USA: No antidumping and countervailing duties on Chinese truck & bus tyres

In a 3-2 vote, the United States International Trade Commission (ITC) yesterday determined that the US tyre industry hasn’t been materially injured by imports of truck and bus tyres from China, nor is it threatened by these imports. The US Department of Commerce previously determined that these imported tyres are subsidised and are sold in the United States at less than fair value.

As a result of the ITC’s determination, the Department of Commerce won’t issue antidumping and countervailing duty orders on truck and bus tyres imported from China. The ITC’s views on the matter will be published in a report – Truck and Bus Tires from China (Investigation Nos. 701-TA-556 and 731-TA-1311 (Final) – that will be released by 15 March and available to read at the ITC website.

The decision is a hard blow to those who have fought to protect the local industry. The president of the United Steelworkers’ union believes the commissioners of the ITC “made a huge mistake” by deciding the imported tyres don’t harm US-based manufacturers. “While the Department of Commerce identified subsidies of up to more than 60 per cent and dumping of up to almost 23 per cent, the ITC failed to support relief for the injured workers. That simply ignores the facts and the harm that Chinese unfairly-traded exports have caused the workers,” states Leo Gerard.

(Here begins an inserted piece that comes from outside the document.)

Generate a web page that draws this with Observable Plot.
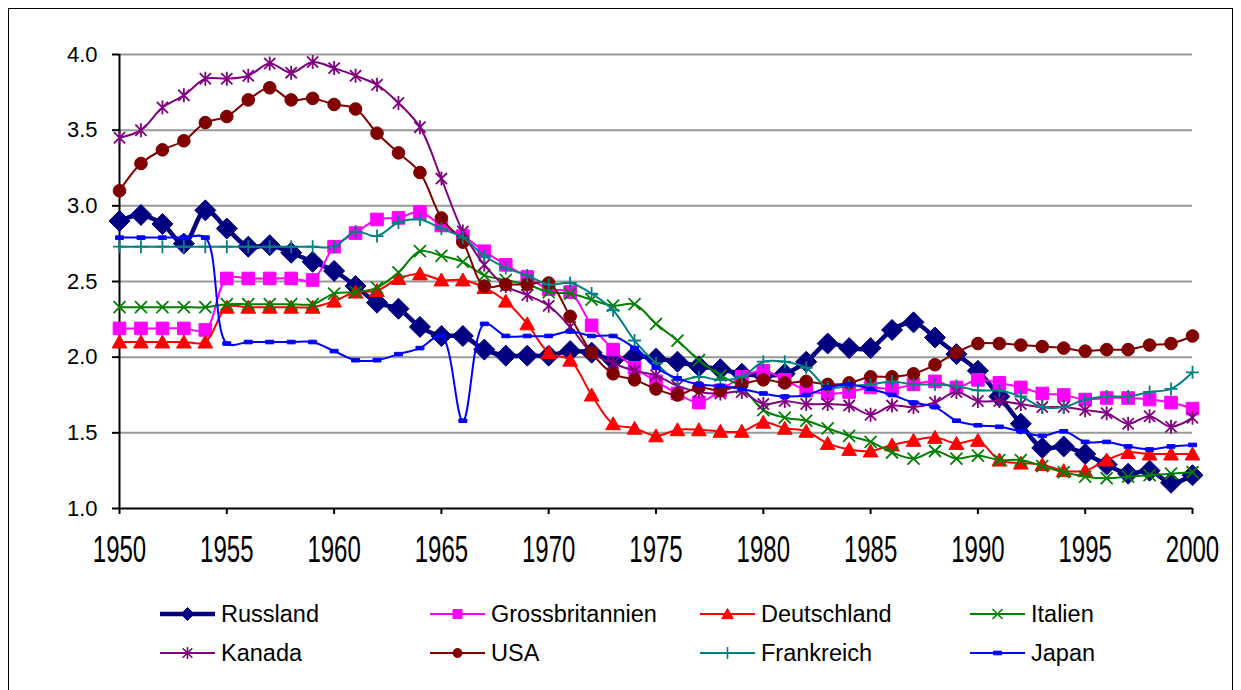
<!DOCTYPE html>
<html><head><meta charset="utf-8">
<script src="https://cdn.jsdelivr.net/npm/d3@7"></script>
<script src="https://cdn.jsdelivr.net/npm/@observablehq/plot@0.6"></script>
<style>
body{margin:0;background:#fff;font-family:"Liberation Sans",Arial,sans-serif;}
#frame{position:absolute;left:8px;top:8px;width:1225px;height:720px;border:1.5px solid #000;box-sizing:border-box;}
#chart{position:absolute;left:0;top:0;}
#legend{position:absolute;left:0;top:0;width:1241px;height:690px;}
.item{position:absolute;height:30px;line-height:30px;display:flex;align-items:center;font-size:23.5px;color:#000;white-space:nowrap;}
.item svg{margin-right:6px;overflow:visible;}
</style></head>
<body>
<div id="frame"></div>
<div id="chart"></div>
<div id="legend"></div>
<script>
const years = [1950,1951,1952,1953,1954,1955,1956,1957,1958,1959,1960,1961,1962,1963,1964,1965,1966,1967,1968,1969,1970,1971,1972,1973,1974,1975,1976,1977,1978,1979,1980,1981,1982,1983,1984,1985,1986,1987,1988,1989,1990,1991,1992,1993,1994,1995,1996,1997,1998,1999,2000];

const russland = [2.90,2.94,2.88,2.75,2.97,2.85,2.73,2.74,2.69,2.63,2.57,2.47,2.36,2.32,2.20,2.14,2.14,2.05,2.01,2.01,2.01,2.04,2.03,1.98,2.01,1.99,1.97,1.94,1.92,1.89,1.88,1.89,1.97,2.09,2.06,2.06,2.18,2.23,2.13,2.02,1.91,1.74,1.56,1.40,1.41,1.36,1.29,1.23,1.25,1.17,1.22];
const grossbritannien = [2.19,2.19,2.19,2.19,2.18,2.52,2.52,2.52,2.52,2.51,2.73,2.82,2.91,2.92,2.96,2.87,2.80,2.70,2.61,2.53,2.45,2.43,2.21,2.05,1.93,1.84,1.76,1.70,1.78,1.87,1.91,1.85,1.78,1.76,1.77,1.80,1.79,1.82,1.84,1.80,1.85,1.83,1.80,1.76,1.75,1.72,1.73,1.73,1.72,1.70,1.66];
const deutschland = [2.10,2.10,2.10,2.10,2.10,2.33,2.33,2.33,2.33,2.33,2.37,2.43,2.44,2.52,2.55,2.51,2.51,2.46,2.37,2.22,2.03,1.98,1.75,1.56,1.53,1.48,1.52,1.52,1.51,1.51,1.57,1.53,1.51,1.43,1.39,1.38,1.42,1.45,1.47,1.43,1.45,1.32,1.30,1.29,1.25,1.25,1.32,1.37,1.36,1.36,1.36];
const italien = [2.33,2.33,2.33,2.33,2.33,2.35,2.35,2.35,2.35,2.35,2.42,2.43,2.46,2.56,2.70,2.67,2.63,2.54,2.51,2.48,2.43,2.42,2.38,2.34,2.35,2.22,2.11,1.98,1.88,1.80,1.65,1.60,1.58,1.53,1.48,1.44,1.37,1.33,1.38,1.33,1.35,1.32,1.32,1.28,1.24,1.21,1.20,1.21,1.22,1.23,1.24];
const kanada = [3.45,3.50,3.65,3.73,3.84,3.84,3.86,3.94,3.88,3.95,3.91,3.86,3.80,3.68,3.52,3.18,2.83,2.61,2.47,2.41,2.34,2.20,2.03,1.96,1.91,1.88,1.81,1.77,1.76,1.77,1.69,1.71,1.69,1.69,1.68,1.62,1.68,1.67,1.70,1.77,1.71,1.71,1.69,1.67,1.67,1.65,1.63,1.56,1.61,1.54,1.60];
const usa = [3.10,3.28,3.37,3.43,3.55,3.59,3.70,3.78,3.70,3.71,3.67,3.64,3.48,3.35,3.22,2.92,2.76,2.47,2.48,2.48,2.49,2.27,2.03,1.89,1.85,1.79,1.75,1.80,1.78,1.82,1.85,1.83,1.84,1.82,1.83,1.87,1.87,1.89,1.95,2.03,2.09,2.09,2.08,2.07,2.06,2.04,2.05,2.05,2.08,2.09,2.14];
const frankreich = [2.73,2.73,2.73,2.73,2.73,2.73,2.73,2.73,2.73,2.73,2.73,2.83,2.80,2.89,2.91,2.85,2.79,2.67,2.59,2.54,2.48,2.49,2.42,2.31,2.11,1.96,1.85,1.87,1.85,1.87,1.97,1.97,1.93,1.80,1.81,1.82,1.84,1.82,1.82,1.81,1.78,1.78,1.74,1.67,1.67,1.72,1.74,1.74,1.77,1.79,1.90];
const japan = [2.79,2.79,2.79,2.79,2.79,2.09,2.10,2.10,2.10,2.10,2.04,1.98,1.98,2.02,2.06,2.14,1.58,2.22,2.14,2.14,2.14,2.17,2.14,2.14,2.06,1.93,1.86,1.82,1.81,1.79,1.76,1.74,1.75,1.80,1.82,1.79,1.75,1.70,1.67,1.58,1.55,1.54,1.51,1.48,1.51,1.44,1.44,1.41,1.39,1.41,1.42];

const seriesNames = ["Russland","Grossbritannien","Deutschland","Italien","Kanada","USA","Frankreich","Japan"];
const seriesValues = [russland,grossbritannien,deutschland,italien,kanada,usa,frankreich,japan];
const seriesColors = ["#000080","#FF00FF","#FF0000","#008000","#800080","#800000","#008080","#0000FF"];
const yTicks = [1.0,1.5,2.0,2.5,3.0,3.5,4.0];
const xTicks = [1950,1955,1960,1965,1970,1975,1980,1985,1990,1995,2000];

// custom marker shapes (r = half size in px)
function sym(fn){ return {draw(c,size){ fn(c, Math.sqrt(size/Math.PI)); }}; }
const diamondS = sym((c,r)=>{c.moveTo(0,-r);c.lineTo(r,0);c.lineTo(0,r);c.lineTo(-r,0);c.closePath();});
const squareS = sym((c,r)=>{c.rect(-r,-r,2*r,2*r);});
const triangleS = sym((c,r)=>{c.moveTo(0,-r);c.lineTo(r*1.05,r*0.85);c.lineTo(-r*1.05,r*0.85);c.closePath();});
const circleS = sym((c,r)=>{c.moveTo(r,0);c.arc(0,0,r,0,2*Math.PI);});
const timesS = sym((c,r)=>{c.moveTo(-r,-r);c.lineTo(r,r);c.moveTo(-r,r);c.lineTo(r,-r);});
const plusS = sym((c,r)=>{c.moveTo(-r,0);c.lineTo(r,0);c.moveTo(0,-r);c.lineTo(0,r);});
const asteriskS = sym((c,r)=>{const a=r*0.8;c.moveTo(-a,-a);c.lineTo(a,a);c.moveTo(-a,a);c.lineTo(a,-a);c.moveTo(0,-r);c.lineTo(0,r);});
const dashS = sym((c,r)=>{c.rect(-r,-r*0.45,2*r,r*0.9);});

const styles = [
  {symbol:diamondS, r:10.5, filled:true, lw:4.5, lr:6.5},
  {symbol:squareS, r:6.3, filled:true, lw:2, lr:4.5},
  {symbol:triangleS, r:7, filled:true, lw:2, lr:5.5},
  {symbol:timesS, r:6, filled:false, lw:2, lr:5},
  {symbol:asteriskS, r:7, filled:false, lw:2, lr:6},
  {symbol:circleS, r:6.3, filled:true, lw:2, lr:4.5},
  {symbol:plusS, r:6.5, filled:false, lw:2, lr:6},
  {symbol:dashS, r:4, filled:true, lw:2, lr:4}
];

const rows = [];
seriesNames.forEach((name,si)=>{
  years.forEach((yr,i)=>rows.push({series:name, year:yr, value:seriesValues[si][i]}));
});

const seriesMarks = [];
seriesNames.forEach((name,si)=>{
  const data = rows.filter(d=>d.series===name);
  const st = styles[si], col = seriesColors[si];
  seriesMarks.push(Plot.line(data,{x:"year",y:"value",stroke:col,strokeWidth:st.lw,curve:"catmull-rom"}));
  seriesMarks.push(Plot.dot(data,{x:"year",y:"value",symbol:()=>st.symbol,r:st.r,
    fill: st.filled ? col : "none", stroke: col, strokeWidth: st.filled ? 1 : 1.8}));
});

const chart = Plot.plot({
  width:1241, height:570,
  marginLeft:119, marginRight:49, marginTop:54, marginBottom:62,
  style:{fontFamily:"'Liberation Sans', Arial, sans-serif", fontSize:"22px", background:"transparent", color:"#000", overflow:"visible"},
  x:{domain:[1950,2000]},
  y:{domain:[1,4]},
  marks:[
    Plot.ruleY(yTicks.slice(1),{stroke:"#999",strokeWidth:2}),
    Plot.axisY({ticks:yTicks, tickSize:7, tickPadding:15, tickFormat:d=>d.toFixed(1), label:null, strokeWidth:2, fontSize:22}),
    Plot.axisX({ticks:xTicks, tickSize:6, tickPadding:21, tickFormat:d=>String(d), label:null, strokeWidth:2, fontSize:24}),
    Plot.ruleX([1950],{stroke:"#000",strokeWidth:2}),
    Plot.ruleY([1],{stroke:"#000",strokeWidth:2}),
    ...seriesMarks
  ]
});
document.getElementById("chart").appendChild(chart);

// stretch x tick labels vertically as in the reference
chart.querySelectorAll('g[aria-label="x-axis tick label"] text').forEach(t=>{
  const tr = t.getAttribute("transform");
  if (tr) {
    t.setAttribute("transform", tr + " scale(1,1.55)");
  } else {
    const x = t.getAttribute("x")||0, y = t.getAttribute("y")||0;
    t.removeAttribute("x"); t.removeAttribute("y");
    t.setAttribute("transform", `translate(${x},${y}) scale(1,1.55)`);
  }
});

// legend
const legend = document.getElementById("legend");
const colX = [160,430,700,970];
const rowY = [614,653];
seriesNames.forEach((name,si)=>{
  const st = styles[si], col = seriesColors[si];
  const div = document.createElement("div");
  div.className = "item";
  div.style.left = colX[si%4] + "px";
  div.style.top = (rowY[Math.floor(si/4)] - 15) + "px";
  const pathD = d3.symbol(st.symbol, Math.PI*st.lr*st.lr)();
  div.innerHTML = `<svg width="55" height="20" viewBox="0 0 55 20">
    <line x1="0" x2="55" y1="10" y2="10" stroke="${col}" stroke-width="${st.lw}"/>
    <path d="${pathD}" transform="translate(27.5,10)" fill="${st.filled?col:'none'}" stroke="${col}" stroke-width="${st.filled?1:1.6}"/>
  </svg><span>${name}</span>`;
  legend.appendChild(div);
});
</script>
</body></html>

“The size of the margins clearly indicated the serious nature of the problem, but our law separates the facts from the determination of whether injury has occurred,” Gerard continues. “For too long, that has jeopardised the jobs of workers across the country that make high quality products. Our members can compete against companies, but not countries. That’s exactly what happens when it comes to competing against China. The injury that the workers making truck and bus tyres have experienced is tragic. Massive subsidies and dumping must be challenged.”

Stan Johnson, the union’s secretary-treasurer, opines that workers manufacturing truck and bus tyres in the US have been “left holding the short end of the stick.” He states that the USW will “look to the Congress and the new Administration” to determine whether other steps can be taken to protect those engaged in the US tyre manufacturing sector: “The fight for these jobs is far from over.”